ローレンスブロック, オットーペンズラー『アメリカミステリ傑作選〈2003〉 (アメリカ文芸年間傑作選)』DHC,2003


アメリカミステリ傑作選の五作目。全二十作が五百項に収められています。ミステリと銘打ってあるので、てっきり推理物がメインかと思っていましたが案外少なかったです。心理描写の描き方の妙を重視している面もあります。なので、翻訳物ということもありますしちょっと難しいかも。以下、気に入ったものを読んだ順に。

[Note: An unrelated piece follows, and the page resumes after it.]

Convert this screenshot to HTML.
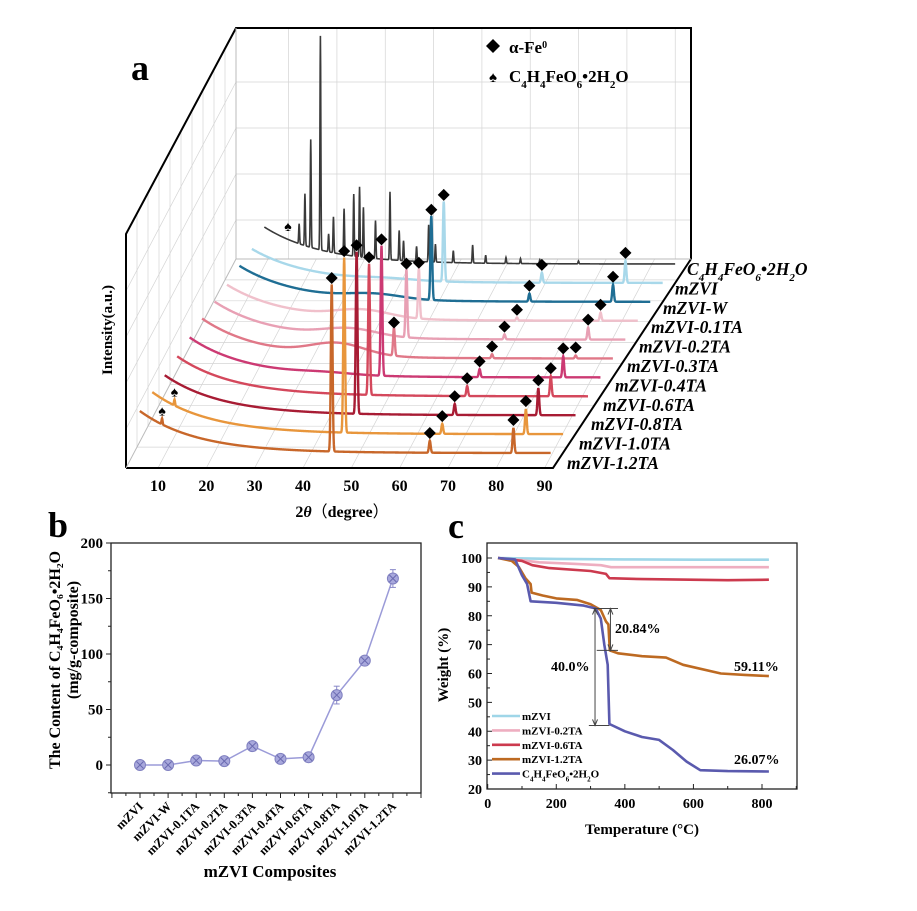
<!DOCTYPE html>
<html><head><meta charset="utf-8"><style>
html,body{margin:0;padding:0;background:#fff}
svg{display:block;font-family:"Liberation Serif",serif;font-weight:bold}
</style></head><body>
<svg id="fig" width="917" height="911" viewBox="0 0 917 911" xmlns="http://www.w3.org/2000/svg">
<g id="pa"></g>
<g id="pb"></g>
<g id="pc"></g>
</svg>
<script>
// ===== Panel a data =====
const xrdNames = ["mZVI-1.2TA","mZVI-1.0TA","mZVI-0.8TA","mZVI-0.6TA","mZVI-0.4TA","mZVI-0.3TA","mZVI-0.2TA","mZVI-0.1TA","mZVI-W","mZVI"];
const xrdColors = ["#c8672a","#e8963c","#a81c34","#d4485c","#cc3a73","#e07888","#e8a0b4","#f0c0cb","#1f6e94","#a8d8ea"];
const fePeaks = [44.7, 65.0, 82.3];
const feH1 = [167,175,162,131,130,28,68,50,84,80];
const feH2 = [12,10,11,10,8,4,5,3,8,10];
const feH3 = [25,25,27,20,21,3,12,8,17,22];
const bgStart = [42,42,40,40,40,40,38,36,36,34];
const humpH = [0,0,0,0,2,12,8,8,5,2];
const tarPeakPos = [12.2,13.4,14.6,16.6,18.3,19.3,21.5,23.5,24.7,25.5,28.0,31.0,32.9,33.8,36.5,39.0,40.4,44.1,48.1,50.8,55,58,62,70];
const tarPeakH = [20,52,108,214,18,36,46,62,70,50,38,68,30,20,15,37,18,12,18,8,6,5,4,3];
const tarBg = 37;
const thetaTicks = [10,20,30,40,50,60,70,80,90];

// ===== Panel b data =====
const bCats = ["mZVI","mZVI-W","mZVI-0.1TA","mZVI-0.2TA","mZVI-0.3TA","mZVI-0.4TA","mZVI-0.6TA","mZVI-0.8TA","mZVI-1.0TA","mZVI-1.2TA"];
const bVals = [0,0,4,3.5,17,5.5,7,63,94,168];
const bErr = [1,1,1.5,1.5,2,1.5,1.5,8,3,8];
const bTicks = [0,50,100,150,200];

// ===== Panel c data =====
const cNames = ["mZVI","mZVI-0.2TA","mZVI-0.6TA","mZVI-1.2TA","C4H4FeO6•2H2O"];
const cColors = ["#9fd6e8","#eeaec0","#cc3a4e","#bd6a22","#5a5aae"];
const tMZVI = [30,200,400,600,820];
const wMZVI = [100,99.7,99.5,99.4,99.4];
const t02 = [30,100,150,250,330,360,500,820];
const w02 = [100,99.2,98.5,98,97.5,96.8,96.8,96.8];
const t06 = [30,100,130,180,300,345,355,450,700,820];
const w06 = [100,99,97.5,96.5,95.5,94.5,93,92.7,92.3,92.5];
const t12 = [30,70,90,110,125,128,160,200,260,300,330,345,352,356,380,450,520,570,680,750,820];
const w12 = [100,99,97,93,91,88,87,86,85.5,84,82,78,77,68,67,66,65.5,63,60,59.5,59.1];
const tTar = [30,80,100,115,125,200,280,315,330,340,350,355,400,450,500,540,580,620,700,820];
const wTar = [100,99.5,94,91,85,84.5,83.5,82.5,79,70,63,42.5,40,38,37,33.5,29.5,26.5,26.2,26.07];
const cXTicks = [0,200,400,600,800];
const cYTicks = [20,30,40,50,60,70,80,90,100];

const NS="http://www.w3.org/2000/svg";
function mk(tag,attrs,parent,text){const e=document.createElementNS(NS,tag);for(const k in attrs)e.setAttribute(k,attrs[k]);if(text!==undefined)e.textContent=text;parent.appendChild(e);return e;}
const FORM='C<tspan baseline-shift="sub" font-size="SS">4</tspan>H<tspan baseline-shift="sub" font-size="SS">4</tspan>FeO<tspan baseline-shift="sub" font-size="SS">6</tspan>•2H<tspan baseline-shift="sub" font-size="SS">2</tspan>O';

// ===== Panel a =====
(function(){
const g=document.getElementById('pa');
const SX=4.833, DX=12.45, DY=-18.9;
const FL=126, FR=553, FB=468, FT=234, BL=236, BR=691, BT=28, BB=259;
const X=(t,k)=>164+(t-10)*SX+DX*k;
const B=k=>453+DY*k;
const grid=mk('g',{stroke:'#d4d4d4','stroke-width':0.7,fill:'none'},g);


const hy=[82,128,174,220];
hy.forEach(y=>mk('line',{x1:BL,y1:y,x2:BR,y2:y},grid));
thetaTicks.forEach(t=>{const x=288.6+(t-10)*SX;mk('line',{x1:x,y1:BT,x2:x,y2:BB},grid);});
const ddx=BL-FL, ddy=FB-BB;
for(let i=1;i<10;i++){const f=i/10;mk('line',{x1:FL+ddx*f,y1:FB-ddy*f,x2:FL+ddx*f,y2:FT-(FT-BT)*f},grid);}
hy.forEach(y=>{const dy=BB-y;mk('line',{x1:FL,y1:FB-dy,x2:BL,y2:BB-dy},grid);});
thetaTicks.forEach(t=>{const x=158+(t-10)*SX;mk('line',{x1:x,y1:FB,x2:x+ddx,y2:BB},grid);});
for(let i=1;i<10;i++){const f=i/10;mk('line',{x1:FL+ddx*f,y1:FB-ddy*f,x2:FR+(BR-FR)*f,y2:FB-ddy*f},grid);}
const fr=mk('g',{stroke:'#000','stroke-width':2,fill:'none'},g);


mk('polyline',{points:`${FL},${FB} ${FL},${FT} ${BL},${BT} ${BR},${BT} ${BR},${BB}`},fr);
mk('polyline',{points:`${FL},${FB} ${FR},${FB} ${BR},${BB}`},fr);
mk('line',{x1:BL,y1:BT,x2:BL,y2:BB,stroke:'#bbb','stroke-width':1},g);
mk('line',{x1:BL,y1:BB,x2:BR,y2:BB,stroke:'#bbb','stroke-width':1},g);
mk('line',{x1:FL,y1:FB,x2:BL,y2:BB,stroke:'#bbb','stroke-width':1},g);
function path(k,fn){let d='';for(let t=5;t<=90.001;t+=0.05){const y=B(k)-fn(t);d+=(d?'L':'M')+X(t,k).toFixed(2)+' '+y.toFixed(2);}return d;}
const tar=mk('path',{d:path(10,t=>{let v=tarBg*Math.exp(-(t-5)/12);tarPeakPos.forEach((p,i)=>{v+=tarPeakH[i]*Math.exp(-Math.pow((t-p)/0.13,2));});return v;}),stroke:'#3a3a3a','stroke-width':1.6,fill:'none'},g);


for(let k=9;k>=0;k--){
  const fn=t=>{let v=bgStart[k]*Math.exp(-(t-5)/12)+humpH[k]*Math.exp(-Math.pow((t-33)/8,2));
    const hs=[feH1[k],feH2[k],feH3[k]];fePeaks.forEach((p,i)=>{v+=hs[i]*Math.exp(-Math.pow((t-p)/0.25,2));});
    if(k<=1)v+=6*Math.exp(-Math.pow((t-9.6)/0.15,2));return v;};
  const p=mk('path',{d:path(k,fn),stroke:xrdColors[k],'stroke-width':2.4,fill:'none'},g);
  
  
  const hs=[feH1[k],feH2[k],feH3[k]];
  fePeaks.forEach((pp,i)=>{const x=X(pp,k),y=B(k)-hs[i]-8;
    const m=mk('path',{d:`M${x} ${y-6}L${x+6} ${y}L${x} ${y+6}L${x-6} ${y}Z`,fill:'#000'},g);
    
    });
  if(k<=1){const s=mk('text',{x:X(9.6,k),y:B(k)-bgStart[k]*Math.exp(-4.6/12)-9,'font-size':14,'text-anchor':'middle'},g,'♠');
    
    }
}
const s2=mk('text',{x:X(10.5,10)-3,y:231,'font-size':14,'text-anchor':'middle'},g,'♠');


xrdNames.forEach((l,k)=>{const t=mk('text',{x:567+12*k,y:469-19.4*k,'font-size':17.5,'font-style':'italic'},g,l);
  
  });
const tl=mk('text',{x:567+120,y:469-194,'font-size':17.5,'font-style':'italic'},g);


tl.innerHTML=FORM.replace(/SS/g,'11');
thetaTicks.forEach(t=>{const e=mk('text',{x:158+(t-10)*SX,y:491,'font-size':16,'text-anchor':'middle'},g,t);
  
  });
const xt=mk('text',{x:342,y:517,'font-size':16,'text-anchor':'middle'},g);


xt.innerHTML='2<tspan font-style="italic">θ</tspan><tspan font-family="Noto Sans CJK SC" font-weight="normal">（</tspan>degree<tspan font-family="Noto Sans CJK SC" font-weight="normal">）</tspan>';
const yt=mk('text',{x:0,y:0,'font-size':15,'text-anchor':'middle',transform:'translate(112,330) rotate(-90)'},g,'Intensity(a.u.)');


const pl=mk('text',{x:131,y:80,'font-size':36},g,'a');


const lg=mk('g',{},g);


mk('path',{d:'M493 39L500 46L493 53L486 46Z',fill:'#000'},lg);
const l1=mk('text',{x:509,y:53,'font-size':17},lg);l1.innerHTML='α-Fe<tspan baseline-shift="super" font-size="10">0</tspan>';
mk('text',{x:493,y:82,'font-size':15,'text-anchor':'middle'},lg,'♠');
const l2=mk('text',{x:509,y:82,'font-size':17},lg);l2.innerHTML=FORM.replace(/SS/g,'11');
})();

// ===== Panel b =====
(function(){
const g=document.getElementById('pb');
const L=111,R=421,T=543,Bt=793;
const xs=i=>140+28.1*i;
const ys=v=>765-v*(222/200);
mk('rect',{x:L,y:T,width:R-L,height:Bt-T,fill:'none',stroke:'#222','stroke-width':1.3},g);
bTicks.forEach(v=>{mk('line',{x1:L-5,y1:ys(v),x2:L,y2:ys(v),stroke:'#222'},g);
  const t=mk('text',{x:L-8,y:ys(v)+5,'font-size':15,'text-anchor':'end'},g,v);
  
  
  if(v<200)mk('line',{x1:L-3,y1:ys(v+25),x2:L,y2:ys(v+25),stroke:'#222'},g);});
mk('line',{x1:L-3,y1:ys(-25),x2:L,y2:ys(-25),stroke:'#222'},g);
for(let i=-1;i<=10;i++){mk('line',{x1:xs(i),y1:Bt,x2:xs(i),y2:Bt+5,stroke:'#222'},g);if(i<10)mk('line',{x1:xs(i)+14,y1:Bt,x2:xs(i)+14,y2:Bt+3,stroke:'#222'},g);}
let d='';bVals.forEach((v,i)=>{d+=(i?'L':'M')+xs(i)+' '+ys(v);});
const ln=mk('path',{d:d,stroke:'#9b9bd8','stroke-width':1.5,fill:'none'},g);


bVals.forEach((v,i)=>{const x=xs(i),y=ys(v),e=bErr[i]*(222/200);
  mk('line',{x1:x,y1:y-e,x2:x,y2:y+e,stroke:'#8888c8'},g);
  mk('line',{x1:x-3,y1:y-e,x2:x+3,y2:y-e,stroke:'#8888c8'},g);
  mk('line',{x1:x-3,y1:y+e,x2:x+3,y2:y+e,stroke:'#8888c8'},g);
  const c=mk('circle',{cx:x,cy:y,r:5.5,fill:'#a8a8dc',stroke:'#8080c0','stroke-width':1},g);
  
  
  mk('path',{d:`M${x-3.5} ${y-3.5}L${x+3.5} ${y+3.5}M${x+3.5} ${y-3.5}L${x-3.5} ${y+3.5}`,stroke:'#6a6ab0','stroke-width':1},g);
  const t=mk('text',{x:0,y:0,'font-size':12.5,'text-anchor':'end',transform:`translate(${x+4},${Bt+14}) rotate(-45)`},g,bCats[i]);
  
  });
const yt=mk('text',{x:0,y:0,'font-size':16,'text-anchor':'middle',transform:'translate(60,660) rotate(-90)'},g,'The Content of C₄H₄FeO₆•2H₂O');


const yt2=mk('text',{x:0,y:0,'font-size':16,'text-anchor':'middle',transform:'translate(78,640) rotate(-90)'},g,'(mg/g-composite)');


const xt=mk('text',{x:270,y:877,'font-size':17,'text-anchor':'middle'},g,'mZVI Composites');


const pl=mk('text',{x:48,y:537,'font-size':36},g,'b');


})();

// ===== Panel c =====
(function(){
const g=document.getElementById('pc');
const L=487,R=797,T=543,Bt=789;
const xs=t=>487.7+t*(274.3/800);
const ys=w=>558+(100-w)*(231/80);
mk('rect',{x:L,y:T,width:R-L,height:Bt-T,fill:'none',stroke:'#222','stroke-width':1.3},g);
cYTicks.forEach(v=>{mk('line',{x1:L,y1:ys(v),x2:L+5,y2:ys(v),stroke:'#222'},g);
  if(v<100)mk('line',{x1:L,y1:ys(v+5),x2:L+3,y2:ys(v+5),stroke:'#222'},g);
  const t=mk('text',{x:L-5,y:ys(v)+5,'font-size':14,'text-anchor':'end'},g,v);
  
  });
cXTicks.forEach(v=>{mk('line',{x1:xs(v),y1:Bt,x2:xs(v),y2:Bt-5,stroke:'#222'},g);
  mk('line',{x1:xs(v+100),y1:Bt,x2:xs(v+100),y2:Bt-3,stroke:'#222'},g);
  const t=mk('text',{x:xs(v),y:Bt+19,'font-size':14,'text-anchor':'middle'},g,v);
  
  });
const series=[[tMZVI,wMZVI],[t02,w02],[t06,w06],[t12,w12],[tTar,wTar]];
series.forEach((s,i)=>{let d='';s[0].forEach((t,j)=>{d+=(j?'L':'M')+xs(t).toFixed(1)+' '+ys(s[1][j]).toFixed(1);});
  const p=mk('path',{d:d,stroke:cColors[i],'stroke-width':2.6,fill:'none','stroke-linejoin':'round'},g);
  
  });
const an=mk('g',{stroke:'#444','stroke-width':1,fill:'none'},g);


mk('line',{x1:xs(308),y1:ys(82.5),x2:xs(380),y2:ys(82.5)},an);
mk('line',{x1:xs(318),y1:ys(68),x2:xs(380),y2:ys(68)},an);
mk('line',{x1:xs(295),y1:ys(42),x2:xs(355),y2:ys(42)},an);
const ax1=xs(358),ax2=xs(313);
mk('line',{x1:ax1,y1:ys(82.5),x2:ax1,y2:ys(68)},an);
mk('line',{x1:ax2,y1:ys(82.5),x2:ax2,y2:ys(42)},an);
[[ax1,ys(82.5),1],[ax1,ys(68),-1],[ax2,ys(82.5),1],[ax2,ys(42),-1]].forEach(a=>mk('path',{d:`M${a[0]-2.5} ${a[1]+6*a[2]}L${a[0]} ${a[1]}L${a[0]+2.5} ${a[1]+6*a[2]}`},an));
[['20.84%',615,633],['40.0%',551,671],['59.11%',734,671],['26.07%',734,764]].forEach(a=>{const t=mk('text',{x:a[1],y:a[2],'font-size':14},g,a[0]);
  
  });
const lg=mk('g',{},g);


cNames.forEach((n,i)=>{const y=716+14.4*i;mk('line',{x1:492,y1:y,x2:520,y2:y,stroke:cColors[i],'stroke-width':2.6},lg);
  const t=mk('text',{x:522,y:y+4,'font-size':11},lg);
  if(i<4)t.textContent=n;else t.innerHTML=FORM.replace(/SS/g,'7');});
const xt=mk('text',{x:642,y:834,'font-size':15,'text-anchor':'middle'},g,'Temperature (°C)');


const yt=mk('text',{x:0,y:0,'font-size':15,'text-anchor':'middle',transform:'translate(448,665) rotate(-90)'},g,'Weight  (%)');


const pl=mk('text',{x:448,y:538,'font-size':36},g,'c');


})();
</script>
</body></html>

「プリズン・フード」刑務所で死刑囚に最後の夕食を作ることになった女の葛藤の話。いわゆる探偵小説ではありませんが刑務所内の話と息子との付き合いかたを絡めていい感じで、家族物としてもなかなか。
「内装職人」少女が消えてしまう話。トリックはなんとなく見当つくのですが、でも確信には至れませんでした。どこに行き着くのか分からさせない見当のぶれさせかたがうまい。
「ケルズの書」美術品が盗まれる話。この中で始めて正統派の推理小説でした。オーソドックスだけど悪くないです。こういう後味は好み。
「エリーの最後の一日」老刑事が最後の一日で事件解決のために立ち上がる話。事件そのものよりもエリーの考えがわりと好き。
「容疑者」パートナーの刑事の娘が殺される事件が発生するところから始まります。なによりも文のリズムがいいです。クライマックスのやり取りはニヤリとします。
「家族」十年ぶりに弟を訪ねる男の話。そこで弟の家で弟の妻と出会うのですが、ついほほを緩めてしまいました。はっきりしたことは書かれておらず、ぼんやりとした主人公が魅力的です。
「残酷なスポーツ」死体を修復するエンバーマーの話。タイトルにもありメインのテーマである人間の残酷さより、少女のほのかな官能さがよかったです。
「目にあざのある少女」凶悪犯に連れ去られた少女の話。謎解き話ではありませんが、日常的ではない少女の語り口がいやらしいです。
「イージー・ストリート」二人の兄弟と銀行強盗の話。銀行強盗というとどうしても伊坂幸太郎さんが出てきてしまいます^^
「大きなひと噛み」誘拐事件を担当することになった私立探偵の話。最後の一文がなによりも秀逸。あれでぐっと引き締まってる感じがしました。
「ミッシング・イン・アクション」戦時中に行方不明になった子供の話。子供と大人、事件と日常。それぞれの対比がきつかった。大きく揺さぶられました。
「死の”プッシュ”」プロレスラーの話。この本の最後に、ちょっと異色な作品がきてるように感じました。どうなるんだろうと思わずにいられませんでした。

解説に書いてる言葉がこの本を端的に表していると思います。「いまや現代においては、事件の真相も顛末も大事なのではなく、人物達の焦りと絶望感こそ重要であることがわかってくる
と、感想を書いていて気づきましたがこの本の発行元のDHCって化粧品のところですよね? 本もやってるとは知りませんでした。